The Tateshina Meeting returns after a four-year break, with the shared desire to eradicate accidents as strong as ever. Cross-company discussions sought to learn from the past, and to shape the future.
No AI without love
The final speaker was Toyota Research Institute (TRI) CEO Gill Pratt.
His presentation focused on the use of AI, which is being touted as the future of safety technology.
“Like all technologies since the advent of fire, generative AI holds the potential to yield both positive and negative results,” explained CEO Pratt.
While citing war as a negative example, he emphasized that, when used positively, technology allows companies to create products imbued with a greater love for their customers.
“Customers can tell whether a company loves them or not,” said Dr. Pratt. “If companies make products that show love for customers, those customers will return the love, both to the product and the company that created it.”
He gave this as the reason why people buy Apple products, despite the availability of cheaper alternatives with comparable functionality.
In his view, as the AI age draws near, nurturing empathy and consideration for others from early childhood gives the Japanese an advantage in creating products imbued with love. CEO Pratt then concluded his presentation:
This trait of Japanese culture will prove to be the most important source of competitive strength.
Just as human-centered automation requires a human touch, I believe that AI is nothing without love.
I also believe that following this principle will surely bring a second period of miraculous economic growth.
After the presentation, Denso President Shinnosuke Hayashi revealed the conflict he had sensed between technological progress and maintaining a Japanese collective that values empathy and consideration for others. His comments resonated deeply with CEO Pratt’s insights.
To be honest, for some time I was concerned that technological progress and evolution might destroy the Japanese sense of family and community. This was a dilemma I could not solve.
I realized that to find the answer, we need to look to the love within ourselves—whether it’s a religious spirit, for example, or something we cherish, we have to pour what lies within our hearts and minds into developing technologies or into management. Therein lies the solution.
“It’s difficult to discover our own strengths by looking within and examining ourselves,” replied CEO Pratt. “My important role here is to reflect the unique traits of Japanese society back for everyone to see.”
Carmaker leaders renew their commitment
From here, the meeting was turned over to questions from all participants, as Chairman Toyoda kept the discussion flowing.
Aisin President Moritaka Yoshida shared a story about Honorary Chairman Shoichiro Toyoda from his days as a Toyota engineer.

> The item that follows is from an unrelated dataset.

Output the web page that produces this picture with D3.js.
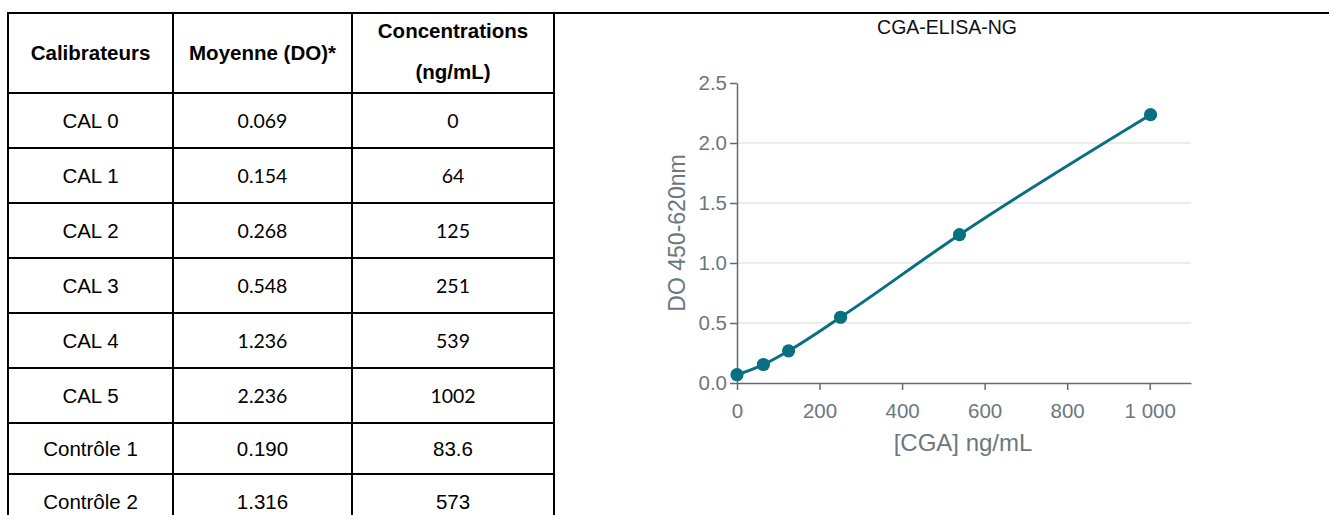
<!DOCTYPE html>
<html>
<head>
<meta charset="utf-8">
<script src="https://cdn.jsdelivr.net/npm/d3@7"></script>
<style>
  html, body { margin: 0; padding: 0; background: #fff; }
  svg { display: block; }
</style>
</head>
<body>
<svg id="fig" width="1329" height="515"></svg>
<script>
// Calibration table and standard curve data
const calibrators = ["CAL 0", "CAL 1", "CAL 2", "CAL 3", "CAL 4", "CAL 5", "Contrôle 1", "Contrôle 2"];
const meanOD = [0.069, 0.154, 0.268, 0.548, 1.236, 2.236, 0.190, 1.316];
const concentrations = [0, 64, 125, 251, 539, 1002, 83.6, 573];
const headerLines = [["Calibrateurs"], ["Moyenne (DO)*"], ["Concentrations", "(ng/mL)"]];
const xTicks = [0, 200, 400, 600, 800, 1000];
const yTicks = [0, 0.5, 1.0, 1.5, 2.0, 2.5];
const gridValues = [0.5, 1.0, 1.5, 2.0];
const chartTitle = "CGA-ELISA-NG";
const xTitle = "[CGA] ng/mL";
const yTitle = "DO 450-620nm";

const svg = d3.select("#fig");
const ink = "#000";
const sans = "Liberation Sans, Arial, sans-serif";

// ---------- table ----------
const colEdges = [8, 173, 352, 554];
const tableTop = 13, headerBottom = 93, rowH = 55;
const rowEdges = [headerBottom];
calibrators.forEach((_, i) => rowEdges.push(headerBottom + rowH * (i + 1) - (i === 6 ? 4 : 0)));

const table = svg.append("g");

// top rule across the page
table.append("line")
  .attr("x1", colEdges[0]).attr("x2", 1329)
  .attr("y1", tableTop).attr("y2", tableTop)
  .attr("stroke", ink).attr("stroke-width", 2);

// vertical rules
table.selectAll("line.v").data(colEdges).join("line")
  .attr("class", "v")
  .attr("x1", d => d).attr("x2", d => d)
  .attr("y1", tableTop - 1).attr("y2", 540)
  .attr("stroke", ink).attr("stroke-width", 2);

// horizontal rules
table.selectAll("line.h").data(rowEdges).join("line")
  .attr("class", "h")
  .attr("x1", colEdges[0] - 1).attr("x2", colEdges[3] + 1)
  .attr("y1", d => d).attr("y2", d => d)
  .attr("stroke", ink).attr("stroke-width", 2);

const colCenter = i => (colEdges[i] + colEdges[i + 1]) / 2;

// header text
headerLines.forEach((lines, c) => {
  const n = lines.length;
  lines.forEach((t, k) => {
    const yc = n === 1 ? (tableTop + headerBottom) / 2 : (k === 0 ? 31 : 72);
    table.append("text")
      .attr("x", colCenter(c)).attr("y", yc)
      .attr("dy", "0.36em")
      .attr("text-anchor", "middle")
      .attr("font-family", sans)
      .attr("font-weight", "bold")
      .attr("font-size", 20.5)
      .attr("fill", ink)
      .text(t);
  });
});

// body rows
const fmtOD = d3.format(".3f");
calibrators.forEach((name, i) => {
  const yc = (rowEdges[i] + (i === 7 ? rowEdges[i] + rowH : rowEdges[i + 1])) / 2;
  const isControl = name.startsWith("Contrôle");
  const numFont = isControl ? sans : "Lato, Carlito, sans-serif";
  const numSize = isControl ? 20.5 : 19.5;
  const cells = [
    { t: name, f: sans, s: 20.5 },
    { t: fmtOD(meanOD[i]), f: numFont, s: numSize },
    { t: String(concentrations[i]), f: numFont, s: numSize }
  ];
  cells.forEach((c, k) => {
    table.append("text")
      .attr("x", colCenter(k)).attr("y", yc)
      .attr("dy", "0.36em")
      .attr("text-anchor", "middle")
      .attr("font-family", c.f)
      .attr("font-size", c.s)
      .attr("fill", ink)
      .text(c.t);
  });
});

// ---------- standard curve ----------
const teal = "#087080";
const axisCol = "#5f6d73";
const labelCol = "#6b787e";

const x = d3.scaleLinear().domain([0, 1100]).range([737, 1191]);
const y = d3.scaleLinear().domain([0, 2.5]).range([383, 83]);

const chart = svg.append("g");

chart.append("text")
  .attr("x", 947).attr("y", 34)
  .attr("text-anchor", "middle")
  .attr("font-family", sans)
  .attr("font-size", 19.5)
  .attr("fill", "#111")
  .text(chartTitle);

// horizontal gridlines
chart.selectAll("line.grid").data(gridValues).join("line")
  .attr("class", "grid")
  .attr("x1", x(0)).attr("x2", x(1100))
  .attr("y1", d => y(d)).attr("y2", d => y(d))
  .attr("stroke", "#d9d9d9").attr("stroke-width", 1);

const locale = d3.formatLocale({ decimal: ".", thousands: " ", grouping: [3], currency: ["", ""] });
const fmtX = locale.format(",");

const xAxis = chart.append("g")
  .attr("transform", `translate(0,${y(0)})`)
  .call(d3.axisBottom(x).tickValues(xTicks).tickFormat(fmtX).tickSize(7).tickPadding(13).tickSizeOuter(0));

const yAxis = chart.append("g")
  .attr("transform", `translate(${x(0)},0)`)
  .call(d3.axisLeft(y).tickValues(yTicks).tickFormat(d3.format(".1f")).tickSize(7).tickPadding(3).tickSizeOuter(0));

[xAxis, yAxis].forEach(g => {
  g.select(".domain").attr("stroke", axisCol).attr("stroke-width", 1.5);
  g.selectAll(".tick line").attr("stroke", axisCol).attr("stroke-width", 1.5);
  g.selectAll(".tick text")
    .attr("fill", labelCol)
    .attr("font-family", sans)
    .attr("font-size", 20.5);
});

chart.append("text")
  .attr("x", (x(0) + x(1100)) / 2 - 1).attr("y", 451)
  .attr("text-anchor", "middle")
  .attr("font-family", sans)
  .attr("font-size", 24)
  .attr("fill", labelCol)
  .text(xTitle);

chart.append("text")
  .attr("transform", `translate(685,${(y(0) + y(2.5)) / 2}) rotate(-90)`)
  .attr("text-anchor", "middle")
  .attr("font-family", sans)
  .attr("font-size", 23)
  .attr("fill", labelCol)
  .text(yTitle);

// fitted calibration curve through the six calibrators
const points = d3.range(6).map(i => ({ c: concentrations[i], od: meanOD[i] }));

chart.append("path")
  .datum(points)
  .attr("fill", "none")
  .attr("stroke", teal)
  .attr("stroke-width", 3)
  .attr("d", d3.line().x(d => x(d.c)).y(d => y(d.od)).curve(d3.curveMonotoneX));

chart.selectAll("circle.pt").data(points).join("circle")
  .attr("class", "pt")
  .attr("cx", d => x(d.c)).attr("cy", d => y(d.od))
  .attr("r", 6.6)
  .attr("fill", teal);
</script>
</body>
</html>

Honorary Chairman Shoichiro Toyoda pointed out that accidents were decreasing in Japan, but not in Toyota City, and asked whether I had been to an accident site.

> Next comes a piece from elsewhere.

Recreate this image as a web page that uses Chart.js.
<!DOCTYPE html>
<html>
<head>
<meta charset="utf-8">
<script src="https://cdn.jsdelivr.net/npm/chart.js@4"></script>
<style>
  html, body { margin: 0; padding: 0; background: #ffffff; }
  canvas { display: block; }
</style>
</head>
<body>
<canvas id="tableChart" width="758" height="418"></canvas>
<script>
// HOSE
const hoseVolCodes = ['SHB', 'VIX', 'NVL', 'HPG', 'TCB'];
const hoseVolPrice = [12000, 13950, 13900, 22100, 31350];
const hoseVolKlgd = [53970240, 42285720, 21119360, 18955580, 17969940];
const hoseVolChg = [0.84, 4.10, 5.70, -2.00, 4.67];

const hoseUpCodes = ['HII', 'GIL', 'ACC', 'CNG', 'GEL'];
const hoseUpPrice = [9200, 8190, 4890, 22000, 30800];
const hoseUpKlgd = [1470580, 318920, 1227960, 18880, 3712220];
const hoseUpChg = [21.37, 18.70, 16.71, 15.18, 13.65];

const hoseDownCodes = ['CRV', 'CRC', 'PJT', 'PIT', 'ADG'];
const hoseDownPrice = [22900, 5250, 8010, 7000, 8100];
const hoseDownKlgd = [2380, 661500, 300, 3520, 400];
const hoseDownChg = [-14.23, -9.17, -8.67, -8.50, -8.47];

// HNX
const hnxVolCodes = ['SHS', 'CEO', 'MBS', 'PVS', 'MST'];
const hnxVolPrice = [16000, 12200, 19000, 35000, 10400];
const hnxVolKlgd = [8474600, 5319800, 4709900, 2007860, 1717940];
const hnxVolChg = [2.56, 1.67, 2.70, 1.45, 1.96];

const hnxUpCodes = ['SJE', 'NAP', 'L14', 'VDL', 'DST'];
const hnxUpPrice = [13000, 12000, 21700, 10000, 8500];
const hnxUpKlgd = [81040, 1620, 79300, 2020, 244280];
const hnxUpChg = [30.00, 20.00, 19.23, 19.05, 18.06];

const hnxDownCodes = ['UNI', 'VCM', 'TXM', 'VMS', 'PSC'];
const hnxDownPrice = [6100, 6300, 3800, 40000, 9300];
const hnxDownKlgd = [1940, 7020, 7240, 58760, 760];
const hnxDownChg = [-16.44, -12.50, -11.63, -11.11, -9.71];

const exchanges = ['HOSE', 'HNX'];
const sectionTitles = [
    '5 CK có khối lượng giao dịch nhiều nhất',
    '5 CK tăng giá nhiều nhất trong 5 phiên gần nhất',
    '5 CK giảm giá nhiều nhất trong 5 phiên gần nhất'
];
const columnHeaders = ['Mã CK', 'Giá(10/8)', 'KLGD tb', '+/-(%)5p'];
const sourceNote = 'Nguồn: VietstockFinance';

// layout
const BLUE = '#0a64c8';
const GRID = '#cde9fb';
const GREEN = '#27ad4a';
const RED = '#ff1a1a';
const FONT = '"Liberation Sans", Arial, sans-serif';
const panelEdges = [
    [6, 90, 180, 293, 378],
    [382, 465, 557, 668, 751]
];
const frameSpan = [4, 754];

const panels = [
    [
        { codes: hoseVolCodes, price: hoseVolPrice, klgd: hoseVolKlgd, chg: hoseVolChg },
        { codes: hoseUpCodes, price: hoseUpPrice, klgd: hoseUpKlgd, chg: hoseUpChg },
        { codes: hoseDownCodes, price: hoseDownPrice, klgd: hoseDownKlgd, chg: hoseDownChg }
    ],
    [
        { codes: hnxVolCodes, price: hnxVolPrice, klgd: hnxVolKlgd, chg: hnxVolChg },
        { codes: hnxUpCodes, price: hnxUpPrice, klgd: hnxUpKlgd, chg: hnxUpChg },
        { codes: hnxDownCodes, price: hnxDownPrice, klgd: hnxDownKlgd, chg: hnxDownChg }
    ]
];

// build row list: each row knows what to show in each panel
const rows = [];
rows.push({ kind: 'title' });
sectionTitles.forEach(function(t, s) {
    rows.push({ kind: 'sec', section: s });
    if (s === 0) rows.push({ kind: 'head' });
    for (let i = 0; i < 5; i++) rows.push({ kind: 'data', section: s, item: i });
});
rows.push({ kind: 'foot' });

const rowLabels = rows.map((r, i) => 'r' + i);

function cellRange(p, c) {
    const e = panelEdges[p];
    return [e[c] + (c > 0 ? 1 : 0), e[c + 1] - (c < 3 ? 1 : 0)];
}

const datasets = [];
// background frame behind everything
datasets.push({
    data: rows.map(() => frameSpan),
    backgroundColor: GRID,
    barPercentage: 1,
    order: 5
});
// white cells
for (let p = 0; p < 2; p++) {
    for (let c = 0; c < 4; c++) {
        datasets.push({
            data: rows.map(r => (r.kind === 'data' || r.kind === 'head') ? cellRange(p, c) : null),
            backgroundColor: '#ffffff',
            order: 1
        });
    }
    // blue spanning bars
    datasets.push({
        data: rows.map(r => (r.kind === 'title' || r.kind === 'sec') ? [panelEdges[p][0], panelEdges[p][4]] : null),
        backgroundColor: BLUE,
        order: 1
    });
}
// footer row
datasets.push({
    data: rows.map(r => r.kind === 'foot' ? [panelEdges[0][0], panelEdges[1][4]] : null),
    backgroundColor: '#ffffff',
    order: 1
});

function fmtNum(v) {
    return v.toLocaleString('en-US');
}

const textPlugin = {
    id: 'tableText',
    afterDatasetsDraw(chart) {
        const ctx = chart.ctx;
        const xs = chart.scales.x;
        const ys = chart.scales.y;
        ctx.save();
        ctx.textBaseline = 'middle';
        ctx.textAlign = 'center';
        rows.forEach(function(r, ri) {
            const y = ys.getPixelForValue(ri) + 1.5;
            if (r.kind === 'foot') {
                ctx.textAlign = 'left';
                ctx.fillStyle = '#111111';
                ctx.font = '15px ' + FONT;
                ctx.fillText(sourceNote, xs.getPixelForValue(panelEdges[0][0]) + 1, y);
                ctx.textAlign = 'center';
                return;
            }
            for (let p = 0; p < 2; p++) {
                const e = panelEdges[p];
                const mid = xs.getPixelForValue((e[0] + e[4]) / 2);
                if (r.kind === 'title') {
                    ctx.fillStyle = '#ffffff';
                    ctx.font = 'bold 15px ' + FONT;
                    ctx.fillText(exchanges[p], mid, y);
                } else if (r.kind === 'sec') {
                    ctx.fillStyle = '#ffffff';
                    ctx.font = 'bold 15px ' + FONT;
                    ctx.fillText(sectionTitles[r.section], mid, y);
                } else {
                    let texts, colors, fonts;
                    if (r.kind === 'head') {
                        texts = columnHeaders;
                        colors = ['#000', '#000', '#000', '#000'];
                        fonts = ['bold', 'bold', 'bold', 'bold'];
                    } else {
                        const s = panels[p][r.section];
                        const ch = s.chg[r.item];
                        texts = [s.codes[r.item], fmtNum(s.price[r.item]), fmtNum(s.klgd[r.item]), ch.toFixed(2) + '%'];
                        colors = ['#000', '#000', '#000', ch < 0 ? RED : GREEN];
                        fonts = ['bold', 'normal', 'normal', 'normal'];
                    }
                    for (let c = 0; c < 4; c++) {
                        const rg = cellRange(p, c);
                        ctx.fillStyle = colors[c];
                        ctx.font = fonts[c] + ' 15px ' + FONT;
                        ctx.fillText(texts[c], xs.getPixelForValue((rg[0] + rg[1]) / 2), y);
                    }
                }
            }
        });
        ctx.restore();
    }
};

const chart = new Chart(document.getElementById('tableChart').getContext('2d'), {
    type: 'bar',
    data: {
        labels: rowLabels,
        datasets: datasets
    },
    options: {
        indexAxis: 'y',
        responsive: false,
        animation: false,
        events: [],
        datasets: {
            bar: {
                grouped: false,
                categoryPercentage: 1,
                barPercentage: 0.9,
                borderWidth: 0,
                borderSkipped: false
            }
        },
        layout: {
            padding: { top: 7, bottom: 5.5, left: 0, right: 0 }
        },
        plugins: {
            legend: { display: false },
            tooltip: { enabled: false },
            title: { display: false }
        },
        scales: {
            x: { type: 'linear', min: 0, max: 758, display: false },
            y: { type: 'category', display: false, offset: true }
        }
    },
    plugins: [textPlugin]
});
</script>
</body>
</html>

I was stunned. Indeed, I hadn’t been to see where the accidents were actually happening.
Later, I visited the actual accident sites, half out of regret and half out of conviction. It proved an incredible lesson—I saw where they took place and, in terms of infrastructure, realized that we could do a great deal even without spending much money.
CEO Pratt responded to President Yoshida’s remarks.
Accidents are caused by the way people drive and their environment, which means they differ between Japan and other parts of the world.
That is why, as part of my development efforts, I must somehow customize the way car safety systems respond according to the needs of different locations.
Ultimately, we must also explore customization for individual drivers.
Suzuki President Toshihiro Suzuki stressed the need to rouse people’s interest in safety as part of the three-pronged approach.
Returning to the three-pronged approach: although car performance is improving through the use of AI data and other technologies, in the end, I believe it comes down to people.
No matter how much better cars or infrastructure become, in the end, it is people who are in control. It struck me that accidents will never hit zero unless people drive with consideration for others.
How do we remind people to be considerate? How do we instill in them a love for cars and a love for other people? Today’s discussion has highlighted the need to make this appeal to those getting behind the wheel.
CEO Pratt’s message about love for customers also struck a chord with Subaru President Atsushi Osaki, attending for the first time.
He also touched on the rise in older adult casualties presented by Okazaki, speaking with fresh conviction: “In developing technology, we must go so far as to profoundly consider the fact that, from a medical standpoint, they may have slower reactions and take longer for injuries to heal.”
Mazda President Masahiro Moro, also attending his first Tateshina Meeting, commented that it “provided an opportunity to think anew about safety.” Addressing Mushigami’s presentation on obtaining data from customers’ cars, he observed, “We must regard this as the VOC (Voice of the Customer, genuine feedback).”